Recipe
INGREDIENTS
SWEET POTATO BALLS
-500 gr sweet potato, peeled, cut into chunks
-1 cup tapioca flour (125 gr)
-1/2 tsp salt
PALM SUGAR PORRIDGE
-4 cups water (1000 ml)
-1 cup gula Jawa/palm sugar/gula Melaka (200 gr), shaved and minced
-1/4 cup granulated sugar (50 gr)
-1/2 tsp salt
-3 pandan leaves, chopped or knotted
-2 tbsp tapioca flour
-3 tbsp water
COCONUT MILK
-1 1/4 cups thick coconut milk (300 ml)
-2 pandan leaves, chopped or knotted
-1/2 tsp salt
INSTRUCTIONS
-Cut peeled sweet potatoes into big chunks. Place in a steamer and steam for 15-20 minutes until the sweet potatoes are tender. Check this by poking the sweet potatoes with a fork/skewer.
-While the sweet potatoes are being cooked, add water, palm sugar, granulated sugar, pandan leaves, and salt into a medium pot. Bring to a boil and turn off the heat. Strain to remove pandan leaves and any residual from the palm sugar. Set aside.
-Add coconut milk, salt, and pandan leaves in a small saucepan. Simmer with low heat while stirring constantly. Turn off the heat and set aside.
-After the sweet potatoes are cooked, put them in a medium bowl and mash until smooth while still warm. Add tapioca flour and salt and knead the dough with hand until fully incorporated. Roll the dough into thin long logs, cut them into small segments, and roll the segments into 1-1.5 inch balls.

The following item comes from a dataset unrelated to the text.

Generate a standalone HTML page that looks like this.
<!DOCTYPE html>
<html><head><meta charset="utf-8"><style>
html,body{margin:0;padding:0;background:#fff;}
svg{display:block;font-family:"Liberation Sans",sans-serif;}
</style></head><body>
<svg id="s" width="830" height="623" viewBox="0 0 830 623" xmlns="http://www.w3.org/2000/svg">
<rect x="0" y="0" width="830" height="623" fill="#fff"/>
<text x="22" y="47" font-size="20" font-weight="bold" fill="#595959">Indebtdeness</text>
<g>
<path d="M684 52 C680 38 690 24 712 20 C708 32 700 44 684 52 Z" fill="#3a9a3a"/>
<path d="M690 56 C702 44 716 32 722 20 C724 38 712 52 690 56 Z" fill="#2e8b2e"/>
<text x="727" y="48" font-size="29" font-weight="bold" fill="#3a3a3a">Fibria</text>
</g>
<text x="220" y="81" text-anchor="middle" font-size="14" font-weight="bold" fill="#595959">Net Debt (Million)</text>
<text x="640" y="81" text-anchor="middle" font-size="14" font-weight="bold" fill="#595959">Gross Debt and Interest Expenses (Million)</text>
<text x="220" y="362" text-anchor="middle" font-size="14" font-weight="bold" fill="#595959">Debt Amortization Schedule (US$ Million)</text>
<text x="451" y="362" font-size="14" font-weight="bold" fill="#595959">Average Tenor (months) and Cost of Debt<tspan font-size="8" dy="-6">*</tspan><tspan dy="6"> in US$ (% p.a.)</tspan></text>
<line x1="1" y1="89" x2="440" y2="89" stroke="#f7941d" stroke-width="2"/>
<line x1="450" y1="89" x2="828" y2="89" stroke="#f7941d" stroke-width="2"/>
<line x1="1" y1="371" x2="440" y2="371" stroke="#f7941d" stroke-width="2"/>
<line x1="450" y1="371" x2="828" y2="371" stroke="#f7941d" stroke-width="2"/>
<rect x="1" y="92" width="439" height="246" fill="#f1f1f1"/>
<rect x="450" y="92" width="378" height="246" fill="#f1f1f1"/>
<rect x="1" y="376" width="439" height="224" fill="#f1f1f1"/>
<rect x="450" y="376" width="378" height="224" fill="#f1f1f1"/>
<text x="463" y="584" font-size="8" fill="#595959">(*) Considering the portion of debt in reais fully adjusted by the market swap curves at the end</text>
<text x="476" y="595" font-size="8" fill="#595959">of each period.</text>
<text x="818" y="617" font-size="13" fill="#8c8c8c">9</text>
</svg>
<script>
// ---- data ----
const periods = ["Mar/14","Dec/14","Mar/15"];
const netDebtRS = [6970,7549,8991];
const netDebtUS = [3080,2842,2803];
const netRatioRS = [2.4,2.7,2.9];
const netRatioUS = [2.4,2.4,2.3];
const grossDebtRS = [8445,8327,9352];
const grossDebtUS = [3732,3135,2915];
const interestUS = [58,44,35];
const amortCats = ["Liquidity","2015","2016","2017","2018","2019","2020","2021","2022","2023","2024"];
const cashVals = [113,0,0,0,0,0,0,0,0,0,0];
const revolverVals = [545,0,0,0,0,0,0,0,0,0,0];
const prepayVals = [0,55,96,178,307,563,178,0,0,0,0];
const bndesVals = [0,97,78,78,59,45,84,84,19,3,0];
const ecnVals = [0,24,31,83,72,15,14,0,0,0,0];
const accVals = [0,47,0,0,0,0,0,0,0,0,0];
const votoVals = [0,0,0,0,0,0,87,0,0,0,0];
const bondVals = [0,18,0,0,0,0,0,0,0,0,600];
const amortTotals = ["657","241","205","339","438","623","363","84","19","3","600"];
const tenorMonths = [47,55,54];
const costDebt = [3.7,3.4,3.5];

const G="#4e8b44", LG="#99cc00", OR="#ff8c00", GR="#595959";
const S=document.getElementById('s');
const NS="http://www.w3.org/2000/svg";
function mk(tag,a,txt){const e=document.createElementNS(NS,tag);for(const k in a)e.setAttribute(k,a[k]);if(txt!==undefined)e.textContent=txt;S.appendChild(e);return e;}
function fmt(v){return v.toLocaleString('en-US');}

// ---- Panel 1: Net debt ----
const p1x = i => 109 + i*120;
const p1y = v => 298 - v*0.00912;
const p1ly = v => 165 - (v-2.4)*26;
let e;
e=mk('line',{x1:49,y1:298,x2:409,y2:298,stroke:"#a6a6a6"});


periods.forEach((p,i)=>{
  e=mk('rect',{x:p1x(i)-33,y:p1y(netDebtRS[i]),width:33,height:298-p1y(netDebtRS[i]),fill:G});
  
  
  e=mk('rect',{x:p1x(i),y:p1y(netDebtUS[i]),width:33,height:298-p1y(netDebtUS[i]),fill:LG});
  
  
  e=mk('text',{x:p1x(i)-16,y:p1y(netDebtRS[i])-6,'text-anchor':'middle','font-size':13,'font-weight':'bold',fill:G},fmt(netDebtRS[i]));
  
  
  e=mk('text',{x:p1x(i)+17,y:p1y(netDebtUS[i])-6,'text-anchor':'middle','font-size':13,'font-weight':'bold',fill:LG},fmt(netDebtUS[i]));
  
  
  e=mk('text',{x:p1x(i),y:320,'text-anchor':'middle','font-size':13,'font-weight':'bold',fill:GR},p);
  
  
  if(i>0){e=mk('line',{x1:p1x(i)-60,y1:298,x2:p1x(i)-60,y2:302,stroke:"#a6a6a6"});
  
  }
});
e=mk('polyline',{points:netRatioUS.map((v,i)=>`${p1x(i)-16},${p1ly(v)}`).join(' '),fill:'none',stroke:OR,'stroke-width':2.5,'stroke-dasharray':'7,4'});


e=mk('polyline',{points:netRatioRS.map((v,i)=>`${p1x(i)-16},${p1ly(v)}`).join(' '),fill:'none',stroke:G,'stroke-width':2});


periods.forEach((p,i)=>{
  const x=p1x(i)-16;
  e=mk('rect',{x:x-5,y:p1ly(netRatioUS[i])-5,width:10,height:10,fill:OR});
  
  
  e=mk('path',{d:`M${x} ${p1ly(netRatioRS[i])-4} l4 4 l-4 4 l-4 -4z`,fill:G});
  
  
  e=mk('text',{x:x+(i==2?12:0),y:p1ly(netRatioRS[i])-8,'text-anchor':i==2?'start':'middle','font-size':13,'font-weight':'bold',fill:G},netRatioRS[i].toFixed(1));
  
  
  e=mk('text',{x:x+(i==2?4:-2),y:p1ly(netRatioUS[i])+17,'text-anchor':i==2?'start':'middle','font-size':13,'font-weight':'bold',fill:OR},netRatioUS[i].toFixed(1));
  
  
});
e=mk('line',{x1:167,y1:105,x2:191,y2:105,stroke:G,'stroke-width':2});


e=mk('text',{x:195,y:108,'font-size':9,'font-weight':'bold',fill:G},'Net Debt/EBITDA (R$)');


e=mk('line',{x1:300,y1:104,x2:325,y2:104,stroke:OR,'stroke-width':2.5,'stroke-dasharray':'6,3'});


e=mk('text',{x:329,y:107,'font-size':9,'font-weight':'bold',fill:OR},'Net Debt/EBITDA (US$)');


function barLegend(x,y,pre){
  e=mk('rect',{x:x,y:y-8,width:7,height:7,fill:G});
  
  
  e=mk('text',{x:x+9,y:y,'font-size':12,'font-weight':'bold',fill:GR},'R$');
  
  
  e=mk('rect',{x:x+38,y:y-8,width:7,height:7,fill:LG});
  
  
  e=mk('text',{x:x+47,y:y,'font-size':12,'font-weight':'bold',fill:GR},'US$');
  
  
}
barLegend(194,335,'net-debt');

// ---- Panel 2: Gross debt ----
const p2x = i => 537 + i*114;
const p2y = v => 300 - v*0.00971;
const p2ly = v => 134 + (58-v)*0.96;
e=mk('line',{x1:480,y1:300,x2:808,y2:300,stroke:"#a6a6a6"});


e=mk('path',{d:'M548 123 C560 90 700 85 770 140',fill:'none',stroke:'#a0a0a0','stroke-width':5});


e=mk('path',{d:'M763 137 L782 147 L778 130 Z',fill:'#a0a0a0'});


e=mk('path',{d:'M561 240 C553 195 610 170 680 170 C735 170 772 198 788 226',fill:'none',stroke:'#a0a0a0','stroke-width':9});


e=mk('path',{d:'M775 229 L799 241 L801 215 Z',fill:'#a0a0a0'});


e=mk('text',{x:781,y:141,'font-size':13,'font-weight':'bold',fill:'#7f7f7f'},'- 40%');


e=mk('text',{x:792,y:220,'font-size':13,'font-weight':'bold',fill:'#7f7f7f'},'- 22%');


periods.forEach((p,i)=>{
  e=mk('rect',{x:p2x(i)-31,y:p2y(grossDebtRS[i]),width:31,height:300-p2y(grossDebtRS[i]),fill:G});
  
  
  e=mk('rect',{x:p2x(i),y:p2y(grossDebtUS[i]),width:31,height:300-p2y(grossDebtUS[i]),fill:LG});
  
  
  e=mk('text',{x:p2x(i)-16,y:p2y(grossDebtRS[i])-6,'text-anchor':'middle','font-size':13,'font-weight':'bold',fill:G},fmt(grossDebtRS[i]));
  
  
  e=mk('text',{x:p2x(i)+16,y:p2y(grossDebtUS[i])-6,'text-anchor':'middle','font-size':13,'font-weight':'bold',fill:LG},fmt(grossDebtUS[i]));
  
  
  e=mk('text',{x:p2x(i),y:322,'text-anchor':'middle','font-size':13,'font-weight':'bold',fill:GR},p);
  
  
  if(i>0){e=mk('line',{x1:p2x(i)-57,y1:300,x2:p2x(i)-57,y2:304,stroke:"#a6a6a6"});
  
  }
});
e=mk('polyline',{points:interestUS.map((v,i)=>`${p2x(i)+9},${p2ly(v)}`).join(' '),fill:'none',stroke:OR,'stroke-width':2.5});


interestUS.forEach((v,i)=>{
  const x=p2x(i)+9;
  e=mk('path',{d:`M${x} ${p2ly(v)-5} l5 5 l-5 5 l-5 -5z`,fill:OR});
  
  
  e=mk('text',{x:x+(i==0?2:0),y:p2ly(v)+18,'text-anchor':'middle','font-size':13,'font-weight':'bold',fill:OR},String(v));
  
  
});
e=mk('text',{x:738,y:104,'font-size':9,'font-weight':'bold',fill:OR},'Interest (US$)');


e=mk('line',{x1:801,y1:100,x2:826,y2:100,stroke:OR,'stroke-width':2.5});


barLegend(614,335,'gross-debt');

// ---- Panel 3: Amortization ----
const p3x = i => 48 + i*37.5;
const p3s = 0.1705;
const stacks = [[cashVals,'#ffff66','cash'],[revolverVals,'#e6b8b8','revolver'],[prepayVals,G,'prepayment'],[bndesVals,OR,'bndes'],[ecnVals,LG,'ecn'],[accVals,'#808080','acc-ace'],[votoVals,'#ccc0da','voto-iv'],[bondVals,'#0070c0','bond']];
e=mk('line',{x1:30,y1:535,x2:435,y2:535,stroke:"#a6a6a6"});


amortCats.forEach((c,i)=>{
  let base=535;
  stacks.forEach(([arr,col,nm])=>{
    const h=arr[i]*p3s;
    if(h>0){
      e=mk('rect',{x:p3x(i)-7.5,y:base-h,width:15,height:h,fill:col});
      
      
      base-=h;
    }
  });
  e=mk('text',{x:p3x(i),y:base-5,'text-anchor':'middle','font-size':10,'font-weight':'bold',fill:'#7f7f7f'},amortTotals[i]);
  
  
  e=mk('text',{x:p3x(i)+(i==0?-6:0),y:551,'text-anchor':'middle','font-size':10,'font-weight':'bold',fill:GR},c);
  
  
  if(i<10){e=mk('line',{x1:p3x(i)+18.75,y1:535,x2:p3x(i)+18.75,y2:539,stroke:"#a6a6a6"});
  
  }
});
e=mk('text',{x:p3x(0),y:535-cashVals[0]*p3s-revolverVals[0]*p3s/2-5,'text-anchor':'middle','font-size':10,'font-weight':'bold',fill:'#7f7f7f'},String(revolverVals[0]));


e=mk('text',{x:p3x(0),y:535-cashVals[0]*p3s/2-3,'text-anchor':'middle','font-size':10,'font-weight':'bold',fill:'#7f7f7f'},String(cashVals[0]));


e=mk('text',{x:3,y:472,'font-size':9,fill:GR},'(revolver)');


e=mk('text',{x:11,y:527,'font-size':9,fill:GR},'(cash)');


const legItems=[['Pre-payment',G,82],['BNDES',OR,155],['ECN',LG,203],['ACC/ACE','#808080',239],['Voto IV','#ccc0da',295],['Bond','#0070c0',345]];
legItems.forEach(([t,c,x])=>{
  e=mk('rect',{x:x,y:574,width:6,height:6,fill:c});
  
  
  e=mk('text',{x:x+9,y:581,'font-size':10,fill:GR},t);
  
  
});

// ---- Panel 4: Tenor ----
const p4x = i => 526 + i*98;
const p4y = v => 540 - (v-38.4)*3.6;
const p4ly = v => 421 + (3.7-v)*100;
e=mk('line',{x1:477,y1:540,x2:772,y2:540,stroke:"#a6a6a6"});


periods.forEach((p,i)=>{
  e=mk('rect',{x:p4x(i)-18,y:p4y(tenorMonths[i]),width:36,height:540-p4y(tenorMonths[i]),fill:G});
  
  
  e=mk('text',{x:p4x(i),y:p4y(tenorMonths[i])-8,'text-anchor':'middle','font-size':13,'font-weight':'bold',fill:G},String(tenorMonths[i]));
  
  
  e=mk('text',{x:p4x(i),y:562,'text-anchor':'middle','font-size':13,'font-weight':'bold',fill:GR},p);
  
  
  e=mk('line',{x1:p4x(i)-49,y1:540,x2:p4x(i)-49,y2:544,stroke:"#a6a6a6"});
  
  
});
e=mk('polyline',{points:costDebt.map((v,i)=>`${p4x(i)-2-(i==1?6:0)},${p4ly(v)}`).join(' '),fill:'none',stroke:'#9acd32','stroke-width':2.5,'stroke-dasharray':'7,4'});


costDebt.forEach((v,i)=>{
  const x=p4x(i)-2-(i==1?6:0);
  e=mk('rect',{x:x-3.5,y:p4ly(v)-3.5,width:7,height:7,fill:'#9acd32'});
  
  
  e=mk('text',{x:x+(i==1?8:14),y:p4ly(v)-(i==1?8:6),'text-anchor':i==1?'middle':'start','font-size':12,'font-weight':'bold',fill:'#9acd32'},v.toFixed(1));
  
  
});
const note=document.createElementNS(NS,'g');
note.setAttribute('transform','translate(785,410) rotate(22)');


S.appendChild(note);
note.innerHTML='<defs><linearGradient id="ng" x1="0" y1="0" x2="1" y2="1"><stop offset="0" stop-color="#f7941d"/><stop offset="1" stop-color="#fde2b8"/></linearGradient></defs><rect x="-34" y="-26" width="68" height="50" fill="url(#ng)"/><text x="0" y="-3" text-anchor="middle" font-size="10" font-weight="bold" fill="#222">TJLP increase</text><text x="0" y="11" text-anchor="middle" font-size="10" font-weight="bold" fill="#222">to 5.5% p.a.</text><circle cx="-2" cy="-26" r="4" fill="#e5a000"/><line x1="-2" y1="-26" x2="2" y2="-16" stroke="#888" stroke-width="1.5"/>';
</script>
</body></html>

-In a medium pot, add enough water to reach half of the pot. Let it boil and add sweet potato balls into the water. Cook until the sweet potato balls float to the top. Using a strainer, transfer the cooked sweet potato balls into the palm sugar water.
-Bring the palm sugar water to boil. In a small bowl, mix 2 tbsp tapioca flour and 3 tbsp water until incorporated. Pour the mixture into the palm sugar water until the porridge thickens and starts to bubble. Remove from the heat.
-To serve, ladle some sweet potato balls along with the palm sugar porridge into a serving bowl. Drizzle with a generous amount of coconut milk.